* _Given exercise_: Your task is to copy the listing exactly, with the pictures left out.

* _Material provided_:
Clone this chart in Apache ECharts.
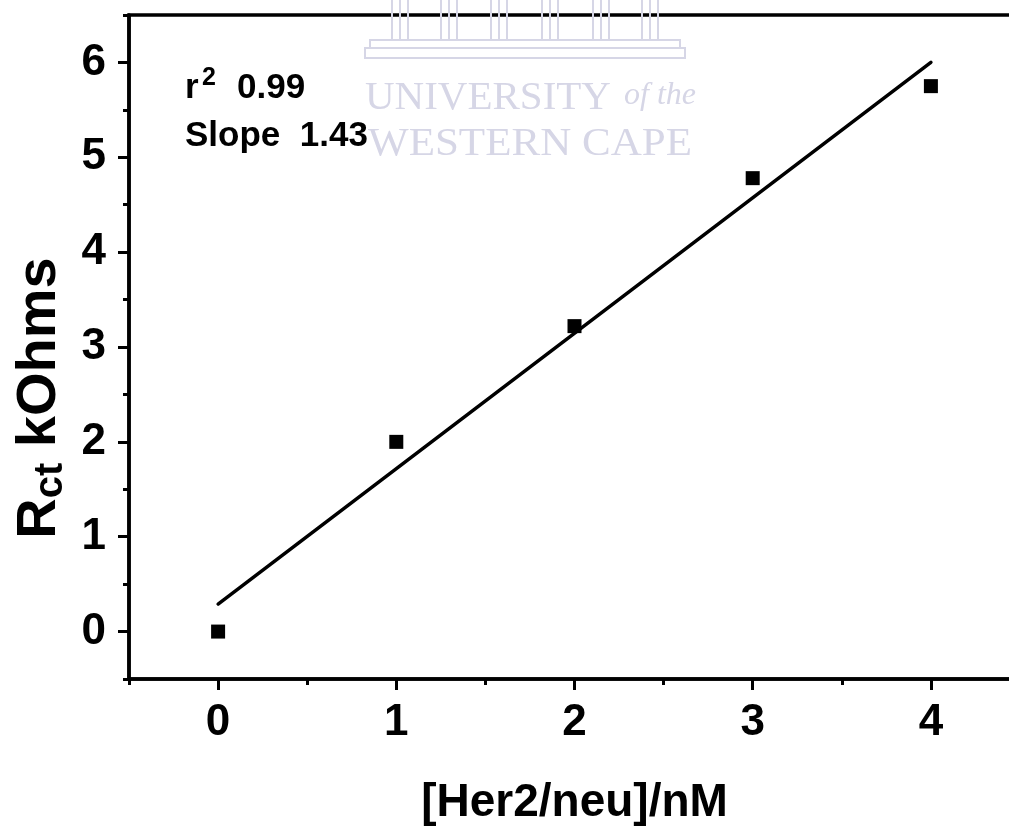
<!DOCTYPE html>
<html>
<head>
<meta charset="utf-8">
<script src="https://cdn.jsdelivr.net/npm/echarts@6/dist/echarts.min.js"></script>
<style>
  html, body { margin: 0; padding: 0; background: #fff; overflow: hidden; }
  /* the frame's right edge runs just past the page edge */
  #chart { width: 1024px; height: 831px; }
</style>
</head>
<body>
<div id="chart"></div>
<script>
// Her2/neu concentration (nM) vs charge-transfer resistance (kOhms)
const concentrations = [0, 1, 2, 3, 4];
const rctValues = [0.0, 2.0, 3.22, 4.78, 5.75];

// Linear fit drawn across the measured range
const fitX = [0, 4];
const fitY = [0.29, 6.0];

const xTickValues = [0, 1, 2, 3, 4];
const yTickValues = [0, 1, 2, 3, 4, 5, 6];

const fitStats = { r2: '0.99', slope: '1.43' };

const FONT = '"Liberation Sans", Arial, Helvetica, sans-serif';
const SERIF = '"Liberation Serif", "Times New Roman", serif';
const WM = '#d6d6e6';

const chart = echarts.init(document.getElementById('chart'), null, { renderer: 'canvas' });

const gridBox = { left: 129, top: 15, width: 891, height: 665 };

// University crest: six columns standing on a stepped base
const columnCentres = [400, 449, 499, 550, 601, 650];
const crest = [];
columnCentres.forEach(c => {
  crest.push({ type: 'rect', shape: { x: c - 8, y: -2, width: 16, height: 42 },
    style: { fill: null, stroke: WM, lineWidth: 2 } });
  crest.push({ type: 'line', shape: { x1: c, y1: -2, x2: c, y2: 40 },
    style: { stroke: WM, lineWidth: 2 } });
});
crest.push({ type: 'rect', shape: { x: 370, y: 40, width: 310, height: 8 },
  style: { fill: null, stroke: WM, lineWidth: 2 } });
crest.push({ type: 'rect', shape: { x: 365, y: 48, width: 320, height: 10 },
  style: { fill: null, stroke: WM, lineWidth: 2 } });

const boldText = (size) => ({ fontFamily: FONT, fontWeight: 'bold', fontSize: size, fill: '#000' });

const option = {
  backgroundColor: '#fff',
  animation: false,
  grid: Object.assign({ show: true, borderColor: '#000', borderWidth: 3.5, backgroundColor: 'transparent' }, gridBox),
  xAxis: [
    {
      type: 'value', min: -0.5, max: 4.5, position: 'bottom',
      axisLine: { show: true, onZero: false, lineStyle: { color: '#000', width: 3.5 } },
      axisTick: { show: true, inside: false, length: 11, lineStyle: { color: '#000', width: 3 }, customValues: xTickValues },
      axisLabel: { show: true, customValues: xTickValues, margin: 22, color: '#000', fontFamily: FONT, fontWeight: 'bold', fontSize: 44 },
      splitLine: { show: false },
      name: '[Her2/neu]/nM', nameLocation: 'middle', nameGap: 101,
      nameTextStyle: { color: '#000', fontFamily: FONT, fontWeight: 'bold', fontSize: 46 }
    },
    {
      // half-unit minor ticks
      type: 'value', min: -0.5, max: 4.5, interval: 0.5, gridIndex: 0, position: 'bottom',
      axisLine: { show: false, onZero: false },
      axisTick: { show: true, inside: false, length: 6, lineStyle: { color: '#000', width: 3 } },
      axisLabel: { show: false }, splitLine: { show: false }
    }
  ],
  yAxis: [
    {
      type: 'value', min: -0.5, max: 6.5, position: 'left',
      axisLine: { show: true, onZero: false, lineStyle: { color: '#000', width: 3.5 } },
      axisTick: { show: true, inside: false, length: 11, lineStyle: { color: '#000', width: 3 }, customValues: yTickValues },
      axisLabel: { show: true, customValues: yTickValues, margin: 23, color: '#000', fontFamily: FONT, fontWeight: 'bold', fontSize: 44 },
      splitLine: { show: false }
    },
    {
      type: 'value', min: -0.5, max: 6.5, interval: 0.5, gridIndex: 0, position: 'left',
      axisLine: { show: false, onZero: false },
      axisTick: { show: true, inside: false, length: 6, lineStyle: { color: '#000', width: 3 } },
      axisLabel: { show: false }, splitLine: { show: false }
    }
  ],
  series: [
    {
      type: 'line', xAxisIndex: 0, yAxisIndex: 0,
      data: fitX.map((x, i) => [x, fitY[i]]),
      showSymbol: false, symbol: 'none',
      lineStyle: { color: '#000', width: 3.5, cap: 'round' },
      silent: true, z: 3
    },
    {
      type: 'scatter', xAxisIndex: 0, yAxisIndex: 0,
      data: concentrations.map((x, i) => [x, rctValues[i]]),
      symbol: 'rect', symbolSize: 14,
      itemStyle: { color: '#000', opacity: 1 }, z: 4
    }
  ],
  graphic: [
    { type: 'group', silent: true, z: 0, children: crest.concat([
      { type: 'text', x: 365, y: 78,
        style: { text: 'UNIVERSITY', font: '41px ' + SERIF, fill: WM } },
      { type: 'text', x: 624, y: 80,
        style: { text: 'of the', font: 'italic 32px ' + SERIF, fill: WM } },
      { type: 'text', x: 368, y: 124, scaleX: 1.05,
        style: { text: 'WESTERN CAPE', font: '41px ' + SERIF, fill: WM } }
    ]) },
    { type: 'text', x: 185, y: 106, z: 10,
      style: Object.assign({ text: 'r', verticalAlign: 'bottom' }, boldText(35)) },
    { type: 'text', x: 202, y: 66, z: 10,
      style: Object.assign({ text: '2', verticalAlign: 'top' }, boldText(25)) },
    { type: 'text', x: 237, y: 106, z: 10,
      style: Object.assign({ text: fitStats.r2, verticalAlign: 'bottom' }, boldText(35)) },
    { type: 'text', x: 185, y: 154, z: 10,
      style: Object.assign({ text: 'Slope  ' + fitStats.slope, verticalAlign: 'bottom' }, boldText(35)) },
    {
      type: 'text', x: 40, y: 398, rotation: Math.PI / 2, z: 10,
      style: {
        text: '{n|R}{s|ct}{n| kOhms}',
        align: 'center', verticalAlign: 'middle',
        rich: {
          n: { fontFamily: FONT, fontWeight: 'bold', fontSize: 56, fill: '#000', lineHeight: 62, verticalAlign: 'middle' },
          s: { fontFamily: FONT, fontWeight: 'bold', fontSize: 40, fill: '#000', lineHeight: 40, verticalAlign: 'bottom' }
        }
      }
    }
  ]
};

chart.setOption(option);
</script>
</body>
</html>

* _Full output_:
Clone this chart in Apache ECharts.
<!DOCTYPE html>
<html>
<head>
<meta charset="utf-8">
<script src="https://cdn.jsdelivr.net/npm/echarts@6/dist/echarts.min.js"></script>
<style>
  html, body { margin: 0; padding: 0; background: #fff; overflow: hidden; }
  /* the frame's right edge runs just past the page edge */
  #chart { width: 1024px; height: 831px; }
</style>
</head>
<body>
<div id="chart"></div>
<script>
// Her2/neu concentration (nM) vs charge-transfer resistance (kOhms)
const concentrations = [0, 1, 2, 3, 4];
const rctValues = [0.0, 2.0, 3.22, 4.78, 5.75];

// Linear fit drawn across the measured range
const fitX = [0, 4];
const fitY = [0.29, 6.0];

const xTickValues = [0, 1, 2, 3, 4];
const yTickValues = [0, 1, 2, 3, 4, 5, 6];

const fitStats = { r2: '0.99', slope: '1.43' };

const FONT = '"Liberation Sans", Arial, Helvetica, sans-serif';
const SERIF = '"Liberation Serif", "Times New Roman", serif';
const WM = '#d6d6e6';

const chart = echarts.init(document.getElementById('chart'), null, { renderer: 'canvas' });

const gridBox = { left: 129, top: 15, width: 891, height: 665 };

// University crest: six columns standing on a stepped base
const columnCentres = [400, 449, 499, 550, 601, 650];
const crest = [];
columnCentres.forEach(c => {
  crest.push({ type: 'rect', shape: { x: c - 8, y: -2, width: 16, height: 42 },
    style: { fill: null, stroke: WM, lineWidth: 2 } });
  crest.push({ type: 'line', shape: { x1: c, y1: -2, x2: c, y2: 40 },
    style: { stroke: WM, lineWidth: 2 } });
});
crest.push({ type: 'rect', shape: { x: 370, y: 40, width: 310, height: 8 },
  style: { fill: null, stroke: WM, lineWidth: 2 } });
crest.push({ type: 'rect', shape: { x: 365, y: 48, width: 320, height: 10 },
  style: { fill: null, stroke: WM, lineWidth: 2 } });

const boldText = (size) => ({ fontFamily: FONT, fontWeight: 'bold', fontSize: size, fill: '#000' });

const option = {
  backgroundColor: '#fff',
  animation: false,
  grid: Object.assign({ show: true, borderColor: '#000', borderWidth: 3.5, backgroundColor: 'transparent' }, gridBox),
  xAxis: [
    {
      type: 'value', min: -0.5, max: 4.5, position: 'bottom',
      axisLine: { show: true, onZero: false, lineStyle: { color: '#000', width: 3.5 } },
      axisTick: { show: true, inside: false, length: 11, lineStyle: { color: '#000', width: 3 }, customValues: xTickValues },
      axisLabel: { show: true, customValues: xTickValues, margin: 22, color: '#000', fontFamily: FONT, fontWeight: 'bold', fontSize: 44 },
      splitLine: { show: false },
      name: '[Her2/neu]/nM', nameLocation: 'middle', nameGap: 101,
      nameTextStyle: { color: '#000', fontFamily: FONT, fontWeight: 'bold', fontSize: 46 }
    },
    {
      // half-unit minor ticks
      type: 'value', min: -0.5, max: 4.5, interval: 0.5, gridIndex: 0, position: 'bottom',
      axisLine: { show: false, onZero: false },
      axisTick: { show: true, inside: false, length: 6, lineStyle: { color: '#000', width: 3 } },
      axisLabel: { show: false }, splitLine: { show: false }
    }
  ],
  yAxis: [
    {
      type: 'value', min: -0.5, max: 6.5, position: 'left',
      axisLine: { show: true, onZero: false, lineStyle: { color: '#000', width: 3.5 } },
      axisTick: { show: true, inside: false, length: 11, lineStyle: { color: '#000', width: 3 }, customValues: yTickValues },
      axisLabel: { show: true, customValues: yTickValues, margin: 23, color: '#000', fontFamily: FONT, fontWeight: 'bold', fontSize: 44 },
      splitLine: { show: false }
    },
    {
      type: 'value', min: -0.5, max: 6.5, interval: 0.5, gridIndex: 0, position: 'left',
      axisLine: { show: false, onZero: false },
      axisTick: { show: true, inside: false, length: 6, lineStyle: { color: '#000', width: 3 } },
      axisLabel: { show: false }, splitLine: { show: false }
    }
  ],
  series: [
    {
      type: 'line', xAxisIndex: 0, yAxisIndex: 0,
      data: fitX.map((x, i) => [x, fitY[i]]),
      showSymbol: false, symbol: 'none',
      lineStyle: { color: '#000', width: 3.5, cap: 'round' },
      silent: true, z: 3
    },
    {
      type: 'scatter', xAxisIndex: 0, yAxisIndex: 0,
      data: concentrations.map((x, i) => [x, rctValues[i]]),
      symbol: 'rect', symbolSize: 14,
      itemStyle: { color: '#000', opacity: 1 }, z: 4
    }
  ],
  graphic: [
    { type: 'group', silent: true, z: 0, children: crest.concat([
      { type: 'text', x: 365, y: 78,
        style: { text: 'UNIVERSITY', font: '41px ' + SERIF, fill: WM } },
      { type: 'text', x: 624, y: 80,
        style: { text: 'of the', font: 'italic 32px ' + SERIF, fill: WM } },
      { type: 'text', x: 368, y: 124, scaleX: 1.05,
        style: { text: 'WESTERN CAPE', font: '41px ' + SERIF, fill: WM } }
    ]) },
    { type: 'text', x: 185, y: 106, z: 10,
      style: Object.assign({ text: 'r', verticalAlign: 'bottom' }, boldText(35)) },
    { type: 'text', x: 202, y: 66, z: 10,
      style: Object.assign({ text: '2', verticalAlign: 'top' }, boldText(25)) },
    { type: 'text', x: 237, y: 106, z: 10,
      style: Object.assign({ text: fitStats.r2, verticalAlign: 'bottom' }, boldText(35)) },
    { type: 'text', x: 185, y: 154, z: 10,
      style: Object.assign({ text: 'Slope  ' + fitStats.slope, verticalAlign: 'bottom' }, boldText(35)) },
    {
      type: 'text', x: 40, y: 398, rotation: Math.PI / 2, z: 10,
      style: {
        text: '{n|R}{s|ct}{n| kOhms}',
        align: 'center', verticalAlign: 'middle',
        rich: {
          n: { fontFamily: FONT, fontWeight: 'bold', fontSize: 56, fill: '#000', lineHeight: 62, verticalAlign: 'middle' },
          s: { fontFamily: FONT, fontWeight: 'bold', fontSize: 40, fill: '#000', lineHeight: 40, verticalAlign: 'bottom' }
        }
      }
    }
  ]
};

chart.setOption(option);
</script>
</body>
</html>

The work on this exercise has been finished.